WHAT TO DO – From the first line of the listing below to the line with "plt.rcParams['font.family'] = ['Liberation", print each line exactly, and nothing more. Leave out the pictures.
-- Start --
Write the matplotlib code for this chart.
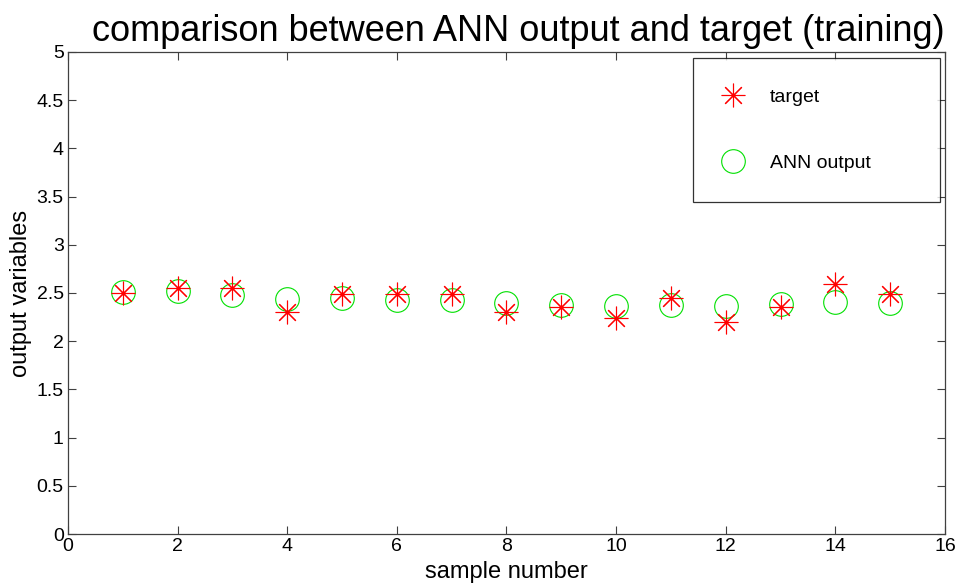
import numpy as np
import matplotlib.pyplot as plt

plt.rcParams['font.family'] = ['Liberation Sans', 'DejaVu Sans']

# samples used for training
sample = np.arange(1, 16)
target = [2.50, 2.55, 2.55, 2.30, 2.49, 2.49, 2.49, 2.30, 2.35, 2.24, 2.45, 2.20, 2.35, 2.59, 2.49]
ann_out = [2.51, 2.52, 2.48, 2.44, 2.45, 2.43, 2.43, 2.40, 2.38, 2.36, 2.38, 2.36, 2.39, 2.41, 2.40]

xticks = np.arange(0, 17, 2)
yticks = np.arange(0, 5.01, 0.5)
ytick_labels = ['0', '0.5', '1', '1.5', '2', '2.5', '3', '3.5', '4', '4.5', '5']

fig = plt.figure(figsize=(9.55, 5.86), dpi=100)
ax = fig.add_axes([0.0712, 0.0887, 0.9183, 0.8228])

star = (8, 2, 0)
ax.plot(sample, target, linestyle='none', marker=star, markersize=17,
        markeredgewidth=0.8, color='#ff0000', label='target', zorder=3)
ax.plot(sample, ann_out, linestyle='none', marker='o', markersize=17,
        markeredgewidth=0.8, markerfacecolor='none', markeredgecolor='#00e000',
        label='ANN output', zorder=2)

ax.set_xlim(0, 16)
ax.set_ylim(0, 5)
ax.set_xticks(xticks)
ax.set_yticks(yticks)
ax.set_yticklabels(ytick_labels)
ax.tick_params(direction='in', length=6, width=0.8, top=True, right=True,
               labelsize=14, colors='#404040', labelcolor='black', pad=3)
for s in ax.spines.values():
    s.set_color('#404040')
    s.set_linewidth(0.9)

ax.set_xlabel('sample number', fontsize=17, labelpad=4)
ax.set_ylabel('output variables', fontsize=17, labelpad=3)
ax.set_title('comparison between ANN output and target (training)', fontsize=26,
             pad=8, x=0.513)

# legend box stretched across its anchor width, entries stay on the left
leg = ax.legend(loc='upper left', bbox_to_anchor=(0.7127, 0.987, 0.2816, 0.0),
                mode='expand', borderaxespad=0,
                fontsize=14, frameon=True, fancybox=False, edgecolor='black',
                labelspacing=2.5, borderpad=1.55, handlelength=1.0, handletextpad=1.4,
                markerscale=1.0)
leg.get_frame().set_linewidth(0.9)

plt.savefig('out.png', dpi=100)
-- End --
ANSWER FOR THIS EXERCISE –
Write the matplotlib code for this chart.
import numpy as np
import matplotlib.pyplot as plt

plt.rcParams['font.family'] = ['Liberation Sans', 'DejaVu Sans']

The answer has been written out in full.